I need to convert hierarchical data (AVRO data, which boils down to JSON) into tabular data (csv). Since AVRO have strict schema, I know essentially what form the JSON will take, but I have to do this for many different schema, so I'm looking for a consistent, declarative way to express the transformations I need to make.
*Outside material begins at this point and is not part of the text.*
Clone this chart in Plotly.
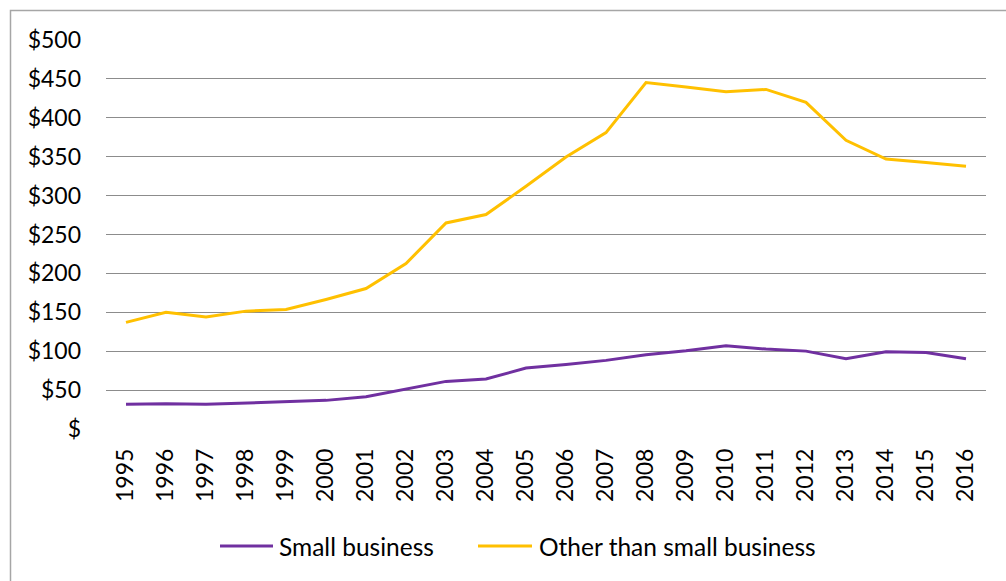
import plotly.graph_objects as go

# Annual values (dollars) by year
years = [str(y) for y in range(1995, 2017)]
small_business = [31.7, 32.5, 31.7, 33.4, 34.2, 36.8, 41.5, 51.8, 61.2, 64.2, 78.3,
                  83.0, 88.2, 95.4, 100.5, 107.0, 102.7, 100.1, 90.2, 99.2, 98.4, 90.2]
other_business = [137, 150, 144, 151.5, 153.6, 166.5, 180.6, 212.7, 264.8, 275.6, 312,
                  349.5, 381, 445.4, 439.5, 433.5, 436.5, 419.8, 371, 347, 342.4, 337.6]
y_ticks = [0, 50, 100, 150, 200, 250, 300, 350, 400, 450, 500]
y_tick_text = ["$"] + [f"${v}" for v in y_ticks[1:]]
series_names = ["Small business", "Other than small business"]
series_colors = ["#7030A0", "#FFC000"]

FONT = "Lato, 'Open Sans', sans-serif"

# plot-area geometry in pixels (used to place the frame and the legend)
L, R, T, B = 106, 20, 40, 152
W, H = 1006, 581
PW, PH = W - L - R, H - T - B


def px_x(px):
    return (px - L) / PW


def px_y(py):
    return (H - B - py) / PH


fig = go.Figure()
for name, vals, col in zip(series_names, [small_business, other_business], series_colors):
    fig.add_trace(go.Scatter(x=years, y=vals, mode="lines", name=name,
                             line=dict(color=col, width=3), showlegend=False))

# chart frame
fig.add_shape(type="rect", xref="paper", yref="paper",
              x0=px_x(10.5), x1=px_x(W + 50), y0=px_y(H + 50), y1=px_y(10.5),
              line=dict(color="#A6A6A6", width=1.5), fillcolor="rgba(0,0,0,0)", layer="below")

# legend below the axis: swatch line + label for each series
legend_items = [(220, 273, 277), (478, 532, 537)]
for (lx0, lx1, tx), name, col in zip(legend_items, series_names, series_colors):
    fig.add_shape(type="line", xref="paper", yref="paper",
                  x0=px_x(lx0), x1=px_x(lx1), y0=px_y(546), y1=px_y(546),
                  line=dict(color=col, width=3))
    fig.add_annotation(xref="paper", yref="paper", x=px_x(tx), y=px_y(546),
                       xanchor="left", yanchor="middle", text=name, showarrow=False,
                       font=dict(family=FONT, size=24.5, color="black"))

fig.update_layout(
    width=W, height=H,
    margin=dict(l=L, r=R, t=T, b=B),
    paper_bgcolor="white", plot_bgcolor="white",
    font=dict(family=FONT, size=23, color="black"),
    showlegend=False,
)
fig.update_xaxes(type="category", range=[-0.5, 21.5], tickangle=-90,
                 showgrid=False, showline=False, zeroline=False,
                 ticks="", ticklabelstandoff=14,
                 tickfont=dict(family=FONT, size=23, color="black"))
fig.update_yaxes(range=[0, 500], tickvals=y_ticks, ticktext=y_tick_text,
                 showgrid=True, gridcolor="#8C8C8C", gridwidth=1.2,
                 zeroline=False, showline=False, ticks="", ticklabelstandoff=24,
                 tickfont=dict(family=FONT, size=23, color="black"))

fig.write_html("out.html")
For example, if my incoming data looks like this…
{
    "customers": [
        {
            "addresses": [
                {
                    "city": "Los Angeles", 
                    "country": "USA", 
                    "county": null, 
                    "postalCode": "90064", 
                    "stateOrProvince": "California", 
                    "street1": "11832 W. Pico Blvd.", 
                    "street2": "", 
                    "street3": "", 
                    "street4": "", 
                    "tags": [
                        "BILLING"
                    ]
                }
            ], 
            "company": "", 
            "dateCreated": "2009-04-24T11:42:31+00:00", 
            "dateOfBirth": null, 
            "doNotCall": null, 
            "email": {
                "emailAddress": "general@magentocommerce.com"
            }, 
            "emailOptOut": null, 
            "fullName": {
                "firstName": "Test", 
                "lastName": "General", 
                "middleName": "", 
                "prefix": "", 
                "suffix": ""
            }, 
            "gender": null, 
            "id": {
                "Id": "2", 
                "namespace": "1000020016"
            }, 
            "lastModified": "2009-05-08T23:33:06+00:00", 
            "primaryPhone": {
                "number": "866.4.VARIEN", 
                "type": "UNKNOWN"
            }, 
            "sourceIds": null
        }
    ], 
    "totalItemsFound": 3
}
…I might need to output one row for each customer, like this:
MERCHANT ID|NUM CUSTOMERS|ID|FIRST NAME|LAST NAME|EMAIL|PHONE|STREET|CITY|STATE|ZIP|COUNTRY|EMAIL PREFERENCE
some.merch|3|1000020016-2|Test|General|general@magentocommerce.com|866.4.VARIEN|11832 W. Pico Blvd.|Los Angeles|California|90064|USA|N
I need to be able to express the following things:
- Get all the values from a given key as an array: All the dates-of-birth
- Repeat one value over every row: totalItemsFound, repeated in every row
- Repeat a static value in every row that comes from static data I already know the merchant channel never changes
- And the tricky one: Arbitrarily manipulate the incoming data to produce the desired output:
- Convert the customer's id into namespace-id
- Invert and change a null/boolean value into y/n, as in emailOptOut to EMAIL PREFERENCE
- (re-)format a date or currency
- etc
 
I started out with jsonpath, but that only solves #1 above. I've been slowly adding a language around jsonpath to serve 2 and 3, but I really don't have a good answer for 4 (besides eval., and I'd really hate to do that). I looked at JSON/T, but couldn't find a python library for it. I even seriously considered writing a middleware to convert the JSON into XML so that I could use XSLT, but I'm hoping someone here at S/O has a better solution before I get that desperate.